__WRITTEN EXERCISE__
Copy each line of the entries that contains the word "this".

★ ★ ★ ★ ★

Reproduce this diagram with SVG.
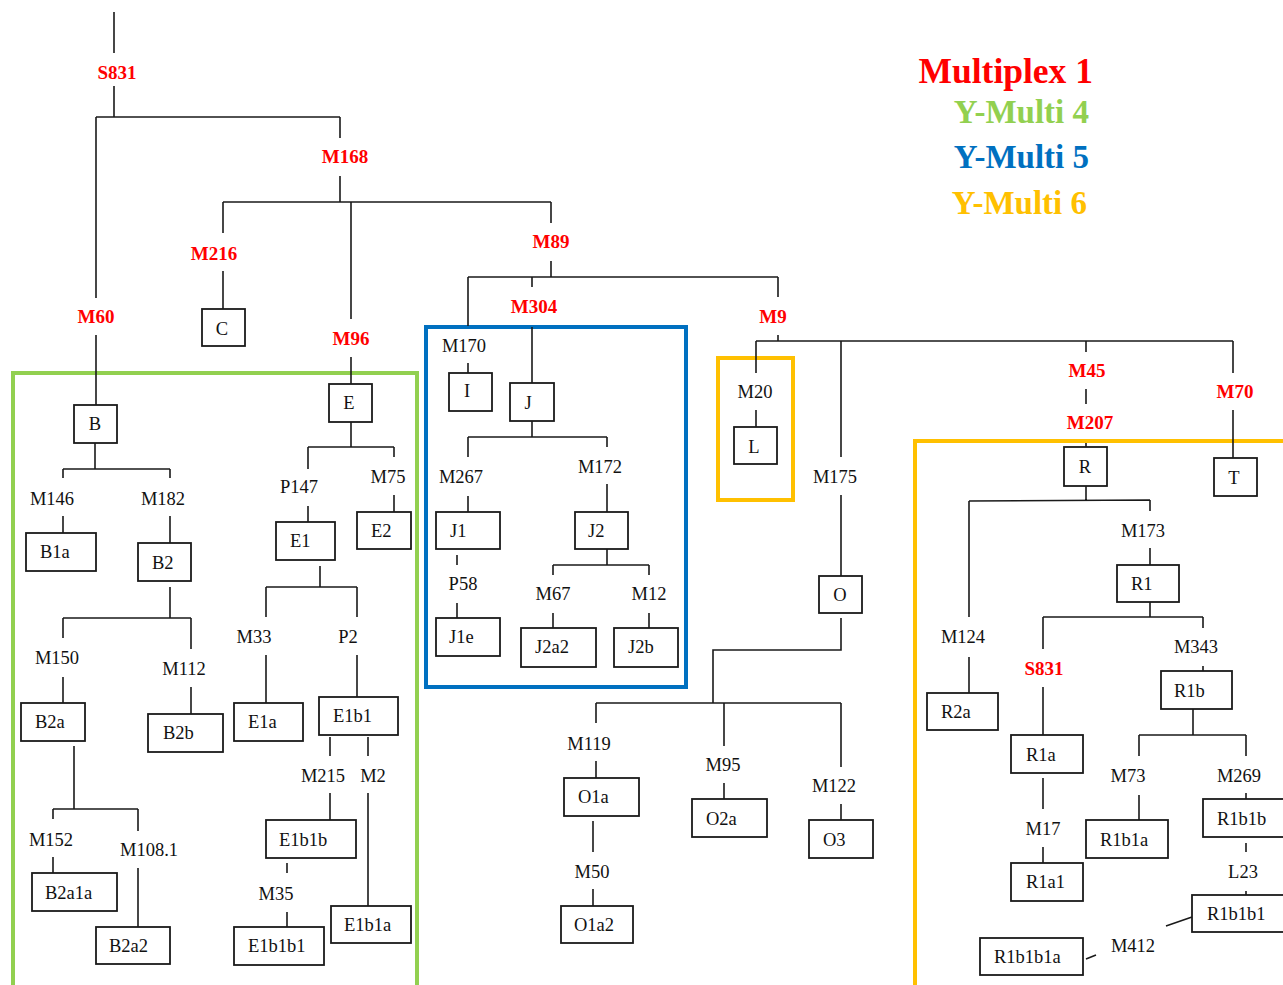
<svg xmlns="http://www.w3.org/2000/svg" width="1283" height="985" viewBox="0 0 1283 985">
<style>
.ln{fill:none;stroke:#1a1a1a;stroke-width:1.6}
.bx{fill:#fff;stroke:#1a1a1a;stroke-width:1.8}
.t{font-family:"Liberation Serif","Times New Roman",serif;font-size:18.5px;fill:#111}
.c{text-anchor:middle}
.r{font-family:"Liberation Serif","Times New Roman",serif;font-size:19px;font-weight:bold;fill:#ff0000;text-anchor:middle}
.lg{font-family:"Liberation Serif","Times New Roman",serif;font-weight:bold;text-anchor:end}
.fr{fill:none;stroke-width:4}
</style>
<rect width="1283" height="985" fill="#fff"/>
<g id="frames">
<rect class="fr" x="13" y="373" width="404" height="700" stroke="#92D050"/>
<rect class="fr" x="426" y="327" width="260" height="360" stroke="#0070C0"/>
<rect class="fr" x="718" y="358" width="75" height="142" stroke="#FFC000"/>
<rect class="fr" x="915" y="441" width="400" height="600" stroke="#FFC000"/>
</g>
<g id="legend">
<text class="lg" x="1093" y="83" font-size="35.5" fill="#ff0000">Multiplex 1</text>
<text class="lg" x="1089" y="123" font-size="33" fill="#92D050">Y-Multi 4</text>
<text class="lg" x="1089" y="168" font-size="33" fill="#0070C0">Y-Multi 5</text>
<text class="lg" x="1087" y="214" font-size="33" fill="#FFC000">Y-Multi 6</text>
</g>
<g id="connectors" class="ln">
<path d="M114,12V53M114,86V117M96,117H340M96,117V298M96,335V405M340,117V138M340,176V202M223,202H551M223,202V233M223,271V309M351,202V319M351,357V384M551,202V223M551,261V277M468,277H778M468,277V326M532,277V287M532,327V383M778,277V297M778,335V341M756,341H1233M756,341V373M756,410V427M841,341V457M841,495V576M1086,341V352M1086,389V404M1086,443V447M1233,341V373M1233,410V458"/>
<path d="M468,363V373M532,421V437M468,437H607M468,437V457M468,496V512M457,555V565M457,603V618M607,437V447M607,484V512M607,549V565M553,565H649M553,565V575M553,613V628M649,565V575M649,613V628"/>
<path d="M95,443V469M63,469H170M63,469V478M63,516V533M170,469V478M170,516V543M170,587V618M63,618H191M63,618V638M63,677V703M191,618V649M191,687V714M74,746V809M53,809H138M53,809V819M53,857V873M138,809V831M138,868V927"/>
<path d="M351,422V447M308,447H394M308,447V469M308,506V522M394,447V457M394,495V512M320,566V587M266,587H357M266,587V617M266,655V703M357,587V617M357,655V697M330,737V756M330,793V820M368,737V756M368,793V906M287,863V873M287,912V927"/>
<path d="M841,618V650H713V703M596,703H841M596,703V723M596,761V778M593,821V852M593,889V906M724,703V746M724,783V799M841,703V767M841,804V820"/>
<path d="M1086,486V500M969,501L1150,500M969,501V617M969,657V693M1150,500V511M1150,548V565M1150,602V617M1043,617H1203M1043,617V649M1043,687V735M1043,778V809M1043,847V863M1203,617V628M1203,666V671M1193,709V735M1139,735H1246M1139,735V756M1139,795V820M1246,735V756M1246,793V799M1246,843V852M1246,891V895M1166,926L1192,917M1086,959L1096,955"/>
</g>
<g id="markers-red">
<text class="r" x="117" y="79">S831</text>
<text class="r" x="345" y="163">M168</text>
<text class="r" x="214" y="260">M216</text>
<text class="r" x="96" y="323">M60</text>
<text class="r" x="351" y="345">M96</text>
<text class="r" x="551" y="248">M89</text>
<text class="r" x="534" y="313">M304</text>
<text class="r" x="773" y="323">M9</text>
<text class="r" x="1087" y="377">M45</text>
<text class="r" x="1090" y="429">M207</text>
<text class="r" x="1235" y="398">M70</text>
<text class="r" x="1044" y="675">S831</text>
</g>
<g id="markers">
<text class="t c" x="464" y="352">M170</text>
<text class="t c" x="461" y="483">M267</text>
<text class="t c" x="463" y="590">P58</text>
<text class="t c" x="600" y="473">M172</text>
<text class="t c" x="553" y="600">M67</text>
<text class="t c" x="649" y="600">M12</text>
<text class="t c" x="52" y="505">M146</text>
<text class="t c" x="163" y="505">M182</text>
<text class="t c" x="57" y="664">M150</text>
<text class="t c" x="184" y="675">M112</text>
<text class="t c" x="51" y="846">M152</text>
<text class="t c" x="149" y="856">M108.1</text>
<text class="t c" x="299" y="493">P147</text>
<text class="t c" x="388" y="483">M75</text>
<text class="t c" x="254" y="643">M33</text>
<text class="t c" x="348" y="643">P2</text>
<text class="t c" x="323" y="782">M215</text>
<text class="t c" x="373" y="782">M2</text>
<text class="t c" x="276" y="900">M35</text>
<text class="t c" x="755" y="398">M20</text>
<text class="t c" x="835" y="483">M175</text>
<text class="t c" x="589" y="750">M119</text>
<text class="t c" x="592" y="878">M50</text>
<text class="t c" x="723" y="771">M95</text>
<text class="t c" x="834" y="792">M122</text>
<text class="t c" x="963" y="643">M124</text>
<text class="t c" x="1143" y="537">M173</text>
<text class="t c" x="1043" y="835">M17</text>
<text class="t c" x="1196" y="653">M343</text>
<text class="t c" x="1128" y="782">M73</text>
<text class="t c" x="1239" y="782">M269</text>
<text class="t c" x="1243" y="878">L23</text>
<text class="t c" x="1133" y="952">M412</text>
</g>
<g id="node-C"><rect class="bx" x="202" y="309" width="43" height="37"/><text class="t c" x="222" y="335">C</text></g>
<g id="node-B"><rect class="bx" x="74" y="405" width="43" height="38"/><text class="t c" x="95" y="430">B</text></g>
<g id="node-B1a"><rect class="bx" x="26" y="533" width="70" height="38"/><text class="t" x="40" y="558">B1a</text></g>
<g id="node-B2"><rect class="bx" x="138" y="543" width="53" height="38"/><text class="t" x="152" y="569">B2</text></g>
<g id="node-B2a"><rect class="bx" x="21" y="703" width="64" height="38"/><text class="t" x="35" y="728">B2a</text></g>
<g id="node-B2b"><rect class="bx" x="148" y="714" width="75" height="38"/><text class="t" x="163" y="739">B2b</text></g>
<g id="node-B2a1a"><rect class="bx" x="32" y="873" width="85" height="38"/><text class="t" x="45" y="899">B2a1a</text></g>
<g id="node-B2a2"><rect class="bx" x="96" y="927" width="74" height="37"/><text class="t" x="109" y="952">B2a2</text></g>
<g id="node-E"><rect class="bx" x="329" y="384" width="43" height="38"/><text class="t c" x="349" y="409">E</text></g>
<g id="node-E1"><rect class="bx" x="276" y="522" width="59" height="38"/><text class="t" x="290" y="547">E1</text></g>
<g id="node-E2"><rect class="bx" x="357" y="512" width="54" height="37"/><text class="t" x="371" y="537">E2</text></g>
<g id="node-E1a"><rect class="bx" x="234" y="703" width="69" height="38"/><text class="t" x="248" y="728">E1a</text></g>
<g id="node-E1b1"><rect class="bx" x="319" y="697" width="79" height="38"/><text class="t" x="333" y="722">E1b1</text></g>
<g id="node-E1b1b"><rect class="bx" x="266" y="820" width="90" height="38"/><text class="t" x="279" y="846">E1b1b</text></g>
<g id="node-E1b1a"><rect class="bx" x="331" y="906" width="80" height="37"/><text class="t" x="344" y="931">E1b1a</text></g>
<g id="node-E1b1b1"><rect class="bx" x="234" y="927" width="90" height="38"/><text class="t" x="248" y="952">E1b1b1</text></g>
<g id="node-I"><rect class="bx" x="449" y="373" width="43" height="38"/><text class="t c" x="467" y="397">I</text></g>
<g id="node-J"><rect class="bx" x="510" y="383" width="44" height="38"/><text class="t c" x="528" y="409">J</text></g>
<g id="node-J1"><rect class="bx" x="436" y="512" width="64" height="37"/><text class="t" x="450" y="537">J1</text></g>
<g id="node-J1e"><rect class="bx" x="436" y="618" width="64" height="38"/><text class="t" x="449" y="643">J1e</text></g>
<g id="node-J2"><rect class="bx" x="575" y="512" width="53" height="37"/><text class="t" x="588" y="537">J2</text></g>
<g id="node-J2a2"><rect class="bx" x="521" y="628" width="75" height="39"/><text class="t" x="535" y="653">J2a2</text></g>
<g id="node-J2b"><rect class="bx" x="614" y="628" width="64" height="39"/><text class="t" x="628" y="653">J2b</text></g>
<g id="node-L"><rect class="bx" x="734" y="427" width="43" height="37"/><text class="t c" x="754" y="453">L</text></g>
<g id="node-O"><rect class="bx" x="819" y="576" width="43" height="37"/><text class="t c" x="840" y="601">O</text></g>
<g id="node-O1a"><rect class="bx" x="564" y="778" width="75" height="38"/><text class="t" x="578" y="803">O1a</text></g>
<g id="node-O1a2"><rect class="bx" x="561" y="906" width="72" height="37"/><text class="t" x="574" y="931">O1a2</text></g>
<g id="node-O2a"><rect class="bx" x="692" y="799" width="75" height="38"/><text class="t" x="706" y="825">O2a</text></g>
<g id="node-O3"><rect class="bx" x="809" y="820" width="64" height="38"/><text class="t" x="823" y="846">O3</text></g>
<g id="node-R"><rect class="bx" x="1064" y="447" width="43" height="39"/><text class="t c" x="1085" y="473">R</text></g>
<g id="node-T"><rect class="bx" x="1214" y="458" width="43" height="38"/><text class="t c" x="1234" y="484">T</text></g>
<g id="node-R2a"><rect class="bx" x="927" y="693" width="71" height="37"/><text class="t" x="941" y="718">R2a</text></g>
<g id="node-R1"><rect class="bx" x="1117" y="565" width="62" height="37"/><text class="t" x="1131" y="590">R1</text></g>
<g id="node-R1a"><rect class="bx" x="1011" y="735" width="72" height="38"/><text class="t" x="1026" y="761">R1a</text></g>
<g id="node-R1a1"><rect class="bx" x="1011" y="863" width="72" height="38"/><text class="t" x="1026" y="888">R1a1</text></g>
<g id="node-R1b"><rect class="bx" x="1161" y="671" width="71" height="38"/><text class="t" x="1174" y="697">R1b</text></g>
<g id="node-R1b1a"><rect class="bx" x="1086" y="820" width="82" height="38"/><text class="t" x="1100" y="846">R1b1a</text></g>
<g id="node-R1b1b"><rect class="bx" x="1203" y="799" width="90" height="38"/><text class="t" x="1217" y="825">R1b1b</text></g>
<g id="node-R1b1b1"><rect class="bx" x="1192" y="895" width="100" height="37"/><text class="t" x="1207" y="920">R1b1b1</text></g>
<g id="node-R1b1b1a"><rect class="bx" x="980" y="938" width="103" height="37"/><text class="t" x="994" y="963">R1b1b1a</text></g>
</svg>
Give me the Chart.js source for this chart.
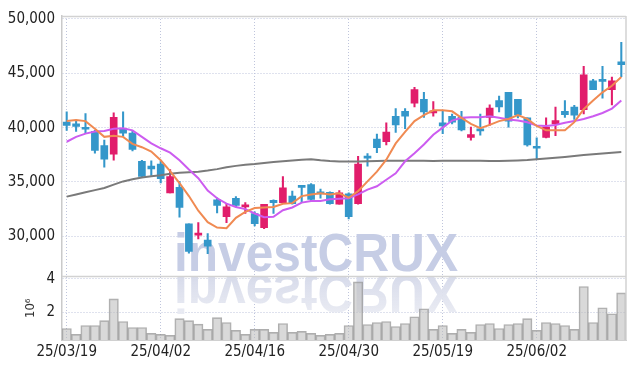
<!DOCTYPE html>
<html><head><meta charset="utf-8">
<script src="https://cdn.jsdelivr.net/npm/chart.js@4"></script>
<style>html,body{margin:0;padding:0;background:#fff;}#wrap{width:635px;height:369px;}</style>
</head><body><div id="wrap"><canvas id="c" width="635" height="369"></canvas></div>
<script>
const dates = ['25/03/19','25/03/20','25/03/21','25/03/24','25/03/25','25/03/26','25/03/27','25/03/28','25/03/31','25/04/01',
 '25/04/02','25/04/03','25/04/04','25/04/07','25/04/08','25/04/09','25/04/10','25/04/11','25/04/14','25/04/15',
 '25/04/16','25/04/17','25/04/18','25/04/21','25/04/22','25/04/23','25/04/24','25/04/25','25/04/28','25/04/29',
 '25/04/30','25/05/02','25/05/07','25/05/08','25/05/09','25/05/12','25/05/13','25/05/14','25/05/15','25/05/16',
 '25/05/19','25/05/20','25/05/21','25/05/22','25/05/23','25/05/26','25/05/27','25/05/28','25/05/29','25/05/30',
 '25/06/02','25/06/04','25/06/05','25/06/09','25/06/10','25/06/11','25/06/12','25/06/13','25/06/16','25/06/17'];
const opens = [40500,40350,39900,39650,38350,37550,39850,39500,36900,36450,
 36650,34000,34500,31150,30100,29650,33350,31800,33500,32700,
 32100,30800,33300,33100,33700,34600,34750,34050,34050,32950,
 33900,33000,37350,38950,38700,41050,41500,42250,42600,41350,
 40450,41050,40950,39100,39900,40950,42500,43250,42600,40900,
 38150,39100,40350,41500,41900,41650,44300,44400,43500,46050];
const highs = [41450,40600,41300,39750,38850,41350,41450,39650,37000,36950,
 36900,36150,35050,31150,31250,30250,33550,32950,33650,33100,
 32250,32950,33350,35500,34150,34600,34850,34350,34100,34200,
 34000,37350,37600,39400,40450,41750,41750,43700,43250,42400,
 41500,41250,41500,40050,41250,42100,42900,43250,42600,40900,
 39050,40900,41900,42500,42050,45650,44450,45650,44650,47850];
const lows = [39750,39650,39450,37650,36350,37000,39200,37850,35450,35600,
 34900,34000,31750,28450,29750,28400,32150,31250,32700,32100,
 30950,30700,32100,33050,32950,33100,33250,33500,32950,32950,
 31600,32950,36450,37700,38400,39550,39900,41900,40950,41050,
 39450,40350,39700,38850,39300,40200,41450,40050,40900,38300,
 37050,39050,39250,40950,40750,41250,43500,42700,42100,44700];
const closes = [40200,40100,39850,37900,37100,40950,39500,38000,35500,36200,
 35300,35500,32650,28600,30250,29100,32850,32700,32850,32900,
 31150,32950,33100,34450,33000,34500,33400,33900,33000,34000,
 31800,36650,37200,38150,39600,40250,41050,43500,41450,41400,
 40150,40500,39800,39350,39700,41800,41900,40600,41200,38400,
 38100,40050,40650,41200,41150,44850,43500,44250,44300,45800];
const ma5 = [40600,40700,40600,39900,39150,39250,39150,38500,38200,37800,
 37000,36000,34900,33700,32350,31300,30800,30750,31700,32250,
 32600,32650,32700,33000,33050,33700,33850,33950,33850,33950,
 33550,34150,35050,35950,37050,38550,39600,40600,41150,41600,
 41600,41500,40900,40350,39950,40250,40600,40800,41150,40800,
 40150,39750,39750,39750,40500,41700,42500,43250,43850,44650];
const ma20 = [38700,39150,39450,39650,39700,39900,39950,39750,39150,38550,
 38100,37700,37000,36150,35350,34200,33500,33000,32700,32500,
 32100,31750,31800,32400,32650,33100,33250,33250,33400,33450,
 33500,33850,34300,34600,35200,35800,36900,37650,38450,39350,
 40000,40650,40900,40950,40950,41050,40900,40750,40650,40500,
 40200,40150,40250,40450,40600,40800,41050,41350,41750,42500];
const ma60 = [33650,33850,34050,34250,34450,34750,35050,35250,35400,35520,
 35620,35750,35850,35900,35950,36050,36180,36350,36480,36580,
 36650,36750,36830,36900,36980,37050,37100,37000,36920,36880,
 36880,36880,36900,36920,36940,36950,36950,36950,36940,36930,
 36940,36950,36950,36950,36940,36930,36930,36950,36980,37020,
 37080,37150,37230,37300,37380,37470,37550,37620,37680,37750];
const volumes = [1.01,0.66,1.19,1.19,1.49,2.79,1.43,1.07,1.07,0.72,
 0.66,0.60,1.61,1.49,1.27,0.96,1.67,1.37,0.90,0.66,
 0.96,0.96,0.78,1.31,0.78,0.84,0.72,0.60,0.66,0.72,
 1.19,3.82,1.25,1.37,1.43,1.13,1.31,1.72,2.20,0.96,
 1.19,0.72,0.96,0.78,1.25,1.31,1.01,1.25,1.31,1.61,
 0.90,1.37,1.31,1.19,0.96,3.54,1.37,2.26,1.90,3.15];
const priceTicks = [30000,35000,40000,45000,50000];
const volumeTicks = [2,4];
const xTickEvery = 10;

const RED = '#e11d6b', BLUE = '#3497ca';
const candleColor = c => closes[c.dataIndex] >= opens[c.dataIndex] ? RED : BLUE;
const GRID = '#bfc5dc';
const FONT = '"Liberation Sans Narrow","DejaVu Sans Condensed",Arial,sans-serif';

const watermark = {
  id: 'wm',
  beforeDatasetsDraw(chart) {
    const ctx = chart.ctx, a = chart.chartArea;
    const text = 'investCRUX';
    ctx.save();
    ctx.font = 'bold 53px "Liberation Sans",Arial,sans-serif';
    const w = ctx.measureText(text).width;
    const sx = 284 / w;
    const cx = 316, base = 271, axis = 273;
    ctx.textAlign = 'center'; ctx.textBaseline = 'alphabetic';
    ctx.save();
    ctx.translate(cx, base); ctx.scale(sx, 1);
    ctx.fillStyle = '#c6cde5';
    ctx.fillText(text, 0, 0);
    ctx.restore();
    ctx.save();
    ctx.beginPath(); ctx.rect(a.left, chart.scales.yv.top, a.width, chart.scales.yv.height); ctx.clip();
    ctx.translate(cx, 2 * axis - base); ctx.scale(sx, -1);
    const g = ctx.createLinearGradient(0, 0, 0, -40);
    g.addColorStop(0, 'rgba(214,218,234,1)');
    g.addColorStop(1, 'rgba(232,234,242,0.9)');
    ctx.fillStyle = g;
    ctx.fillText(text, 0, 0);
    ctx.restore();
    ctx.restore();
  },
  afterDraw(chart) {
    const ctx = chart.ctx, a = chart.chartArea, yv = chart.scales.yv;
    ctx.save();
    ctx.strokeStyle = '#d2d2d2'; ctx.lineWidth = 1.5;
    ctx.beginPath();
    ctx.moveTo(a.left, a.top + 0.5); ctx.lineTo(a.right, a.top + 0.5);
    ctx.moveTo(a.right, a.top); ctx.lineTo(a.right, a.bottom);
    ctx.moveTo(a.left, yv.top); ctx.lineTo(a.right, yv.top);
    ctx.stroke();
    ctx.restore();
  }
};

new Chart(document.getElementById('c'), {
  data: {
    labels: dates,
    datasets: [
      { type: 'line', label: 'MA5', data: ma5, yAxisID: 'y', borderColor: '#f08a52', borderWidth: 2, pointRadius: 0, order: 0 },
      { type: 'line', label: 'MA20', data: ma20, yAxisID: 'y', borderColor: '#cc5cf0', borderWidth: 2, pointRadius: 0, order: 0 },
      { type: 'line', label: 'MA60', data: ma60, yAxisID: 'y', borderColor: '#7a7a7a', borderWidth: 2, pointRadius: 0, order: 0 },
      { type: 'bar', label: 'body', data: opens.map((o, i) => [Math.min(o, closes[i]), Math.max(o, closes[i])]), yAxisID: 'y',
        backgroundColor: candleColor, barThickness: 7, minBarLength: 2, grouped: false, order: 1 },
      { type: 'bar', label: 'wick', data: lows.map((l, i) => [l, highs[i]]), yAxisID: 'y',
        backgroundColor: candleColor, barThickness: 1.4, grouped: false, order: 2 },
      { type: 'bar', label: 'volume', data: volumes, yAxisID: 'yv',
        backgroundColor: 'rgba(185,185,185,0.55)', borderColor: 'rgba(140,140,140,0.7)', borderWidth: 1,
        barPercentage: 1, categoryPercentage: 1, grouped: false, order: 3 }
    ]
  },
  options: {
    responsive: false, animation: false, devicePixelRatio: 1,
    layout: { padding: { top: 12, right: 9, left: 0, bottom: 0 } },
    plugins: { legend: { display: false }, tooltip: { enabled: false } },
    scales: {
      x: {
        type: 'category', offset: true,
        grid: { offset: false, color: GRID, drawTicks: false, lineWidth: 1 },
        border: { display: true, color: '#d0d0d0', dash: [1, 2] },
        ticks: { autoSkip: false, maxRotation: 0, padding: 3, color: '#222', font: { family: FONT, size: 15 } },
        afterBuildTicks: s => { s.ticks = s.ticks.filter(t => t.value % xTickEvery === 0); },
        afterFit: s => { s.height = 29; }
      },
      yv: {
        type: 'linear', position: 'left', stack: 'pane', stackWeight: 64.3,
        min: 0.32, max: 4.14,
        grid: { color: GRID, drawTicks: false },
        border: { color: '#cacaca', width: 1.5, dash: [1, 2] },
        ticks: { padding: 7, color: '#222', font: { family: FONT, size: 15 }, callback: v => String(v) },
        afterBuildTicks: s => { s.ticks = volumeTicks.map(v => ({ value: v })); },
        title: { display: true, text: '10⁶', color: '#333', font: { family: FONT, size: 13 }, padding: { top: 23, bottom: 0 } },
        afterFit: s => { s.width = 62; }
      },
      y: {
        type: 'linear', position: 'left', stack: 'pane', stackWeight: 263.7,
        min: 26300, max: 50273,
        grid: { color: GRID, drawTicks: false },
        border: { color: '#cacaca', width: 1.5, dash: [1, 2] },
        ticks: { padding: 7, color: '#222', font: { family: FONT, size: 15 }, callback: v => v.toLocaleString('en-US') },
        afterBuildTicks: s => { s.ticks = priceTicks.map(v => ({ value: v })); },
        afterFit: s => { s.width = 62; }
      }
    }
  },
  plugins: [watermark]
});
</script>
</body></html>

★ ★ ★ ★ ★

__TASK SOLUTION__
Reproduce this diagram with SVG.
Give me the Chart.js source for this chart.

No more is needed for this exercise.